** Start GIVEN MATERIAL **
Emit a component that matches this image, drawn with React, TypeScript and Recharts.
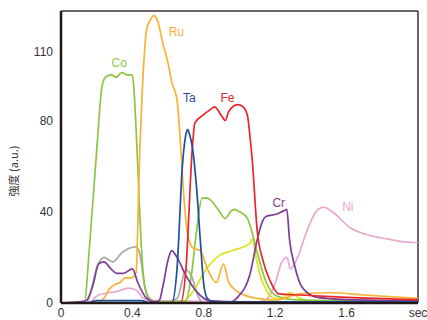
import { LineChart, Line, XAxis, YAxis, ReferenceLine, ReferenceDot, Label } from "recharts";

// time (sec) / intensity pairs
const coTime = [0, 0.13, 0.16, 0.2, 0.23, 0.25, 0.28, 0.31, 0.34, 0.37, 0.4, 0.41, 0.43, 0.45, 0.47, 0.5, 0.6, 0.7, 0.73, 0.76, 0.79, 0.82, 0.84, 0.88, 0.92, 0.95, 0.97, 1.0, 1.045, 1.07, 1.11, 1.15, 1.21, 1.3, 1.5, 2.0];
const coVal = [0, 0, 25, 67, 95, 99, 100, 99, 101, 100, 100, 92, 60, 25, 7, 1, 0.5, 1, 12, 32, 46, 46, 45, 41, 37, 40, 41, 40, 37, 31, 19, 9, 3, 1.5, 1, 1];

const ruTime = [0, 0.2, 0.24, 0.27, 0.3, 0.33, 0.36, 0.39, 0.42, 0.44, 0.46, 0.48, 0.5, 0.52, 0.54, 0.57, 0.6, 0.62, 0.65, 0.67, 0.69, 0.71, 0.74, 0.78, 0.82, 0.87, 0.91, 0.94, 1.0, 1.1, 1.2, 1.34, 1.52, 1.7, 2.0];
const ruVal = [0, 0, 2, 6, 8, 9, 11, 11, 13, 63, 100, 120, 124, 126, 124, 114, 105, 97, 89, 69, 45, 30, 24, 23, 15, 9, 17, 9, 4.5, 2, 1.3, 4, 4.5, 3.5, 2];

const taTime = [0, 0.15, 0.2, 0.3, 0.45, 0.5, 0.62, 0.65, 0.68, 0.7, 0.71, 0.72, 0.74, 0.76, 0.78, 0.8, 0.82, 0.85, 1.0, 2.0];
const taVal = [0, 0, 1, 1, 1, 0, 0, 15, 60, 74, 76, 74, 66, 50, 28, 8, 2, 0.5, 0.5, 0.5];

const feTime = [0, 0.67, 0.7, 0.735, 0.75, 0.79, 0.84, 0.86, 0.9, 0.92, 0.94, 0.99, 1.02, 1.045, 1.06, 1.07, 1.1, 1.13, 1.17, 1.22, 1.34, 1.6, 2.0];
const feVal = [0, 0, 15, 67, 79, 82, 85, 86, 82, 80, 84, 87, 86, 82, 72, 64, 31, 19, 10, 4, 3.5, 2.5, 1.5];

const crTime = [0, 0.14, 0.18, 0.21, 0.24, 0.28, 0.31, 0.35, 0.4, 0.43, 0.48, 0.52, 0.55, 0.57, 0.6, 0.62, 0.65, 0.7, 0.76, 0.83, 0.95, 0.99, 1.06, 1.1, 1.13, 1.15, 1.21, 1.25, 1.265, 1.28, 1.31, 1.35, 1.43, 1.6, 2.0];
const crVal = [0, 1, 8, 17, 18, 15, 13, 13, 15, 9, 2, 0.5, 1, 7, 19, 23, 20, 12, 5, 1, 0.5, 2.6, 13, 28, 36, 38, 39, 40.5, 41, 28, 16, 7, 2.6, 1.5, 1];

const niTime = [0, 0.15, 0.21, 0.31, 0.38, 0.42, 0.455, 0.5, 1.1, 1.15, 1.2, 1.235, 1.265, 1.285, 1.32, 1.375, 1.42, 1.47, 1.52, 1.62, 1.71, 1.8, 1.9, 2.0];
const niVal = [0, 0, 3.5, 5, 6.5, 5.7, 2.6, 1, 0.5, 1.5, 8.6, 17.6, 20, 15, 19, 31, 39, 42, 40, 33, 30, 28.5, 27, 26.4];

const grayTime = [0, 0.14, 0.21, 0.24, 0.29, 0.34, 0.42, 0.44, 0.47, 0.49, 0.55, 0.65, 0.7, 0.73, 0.77, 0.8, 2.0];
const grayVal = [0, 0, 17.5, 20, 18, 22, 24.6, 22, 7, 2.6, 0, 2, 14.5, 12, 2.6, 0, 0];

const yellowTime = [0, 0.67, 0.74, 0.81, 0.89, 0.96, 1.056, 1.07, 1.095, 1.12, 1.15, 1.18, 1.23, 1.28, 1.34, 1.4, 2.0];
const yellowVal = [0, 0, 5, 14.5, 21, 23, 26, 28, 19, 11, 5.7, 2.6, 1.5, 4.4, 2, 1, 0.8];

const xTicks = [0, 0.4, 0.8, 1.2, 1.6, 2.0];
const xTickLabels = ["0", "0.4", "0.8", "1.2", "1.6", "sec"];
const yTicks = [0, 40, 80, 110];

const series = [
  { name: "Ni", data: niTime.map((t, i) => ({ t, v: niVal[i] })), color: "#eaa8d0" },
  { name: "gray", data: grayTime.map((t, i) => ({ t, v: grayVal[i] })), color: "#a8a8a8" },
  { name: "yellow", data: yellowTime.map((t, i) => ({ t, v: yellowVal[i] })), color: "#dce11c" },
  { name: "Co", data: coTime.map((t, i) => ({ t, v: coVal[i] })), color: "#8cc63f" },
  { name: "Ru", data: ruTime.map((t, i) => ({ t, v: ruVal[i] })), color: "#f9b233" },
  { name: "Cr", data: crTime.map((t, i) => ({ t, v: crVal[i] })), color: "#7d3c98" },
  { name: "Fe", data: feTime.map((t, i) => ({ t, v: feVal[i] })), color: "#e8262a" },
  { name: "Ta", data: taTime.map((t, i) => ({ t, v: taVal[i] })), color: "#1e4f9e" },
];

// element names written next to their curves
const curveLabels = [
  { text: "Co", t: 0.326, v: 105.5, color: "#8cc63f" },
  { text: "Ru", t: 0.646, v: 118.7, color: "#f9b233" },
  { text: "Ta", t: 0.719, v: 90, color: "#1e4f9e" },
  { text: "Fe", t: 0.933, v: 90, color: "#e8262a" },
  { text: "Cr", t: 1.22, v: 44, color: "#7d3c98" },
  { text: "Ni", t: 1.607, v: 42, color: "#eaa8d0" },
];

const font = "'Liberation Sans', Arial, sans-serif";

export default function App() {
  return (
    <div style={{ position: "absolute", left: 0, top: 0, width: 427, height: 320, background: "#fff" }}>
      <LineChart width={427} height={320} margin={{ top: 11, right: 9, bottom: 0, left: 0 }}>
        <XAxis
          dataKey="t"
          type="number"
          domain={[0, 2]}
          ticks={xTicks}
          tickFormatter={(v: number) => xTickLabels[xTicks.indexOf(v)] ?? ""}
          height={17}
          tickLine={false}
          tickSize={0}
          tickMargin={5}
          axisLine={{ stroke: "#231815", strokeWidth: 2.5 }}
          tick={{ fill: "#333", fontSize: 12, fontFamily: font }}
          allowDataOverflow
        />
        <YAxis
          type="number"
          domain={[0, 128]}
          ticks={yTicks}
          width={61}
          tickLine={false}
          tickSize={0}
          tickMargin={8}
          axisLine={{ stroke: "#231815", strokeWidth: 2.5 }}
          tick={{ fill: "#333", fontSize: 12, fontFamily: font }}
          allowDataOverflow
        >
          <Label
            content={() => (
              <text
                x={15}
                y={171}
                transform="rotate(-90 15 171)"
                textAnchor="middle"
                dominantBaseline="middle"
                fill="#333"
                fontSize={11}
                fontFamily="'Noto Sans CJK JP', sans-serif"
              >
                強度 (a.u.)
              </text>
            )}
          />
        </YAxis>
        <ReferenceLine y={128} stroke="#3a3333" strokeWidth={1.5} ifOverflow="visible" />
        <ReferenceLine x={2} stroke="#3a3333" strokeWidth={1.5} ifOverflow="visible" />
        {series.map((s) => (
          <Line
            key={s.name}
            data={s.data}
            dataKey="v"
            type="monotone"
            stroke={s.color}
            strokeWidth={1.7}
            dot={false}
            isAnimationActive={false}
          />
        ))}
        {curveLabels.map((l) => (
          <ReferenceDot
            key={l.text}
            x={l.t}
            y={l.v}
            r={0}
            stroke="none"
            fill="none"
            ifOverflow="visible"
            label={{ value: l.text, position: "center", fill: l.color, fontSize: 12, fontFamily: font }}
          />
        ))}
      </LineChart>
    </div>
  );
}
** End GIVEN MATERIAL **
**STATED PROBLEM:** Pictures excluded, repeat exactly the lines from the top of the material through the line with "ReferenceLine, ReferenceDot, Label", including both of those lines.

**RESPONSE TO THIS TASK:**
Emit a component that matches this image, drawn with React, TypeScript and Recharts.
import { LineChart, Line, XAxis, YAxis, ReferenceLine, ReferenceDot, Label } from "recharts";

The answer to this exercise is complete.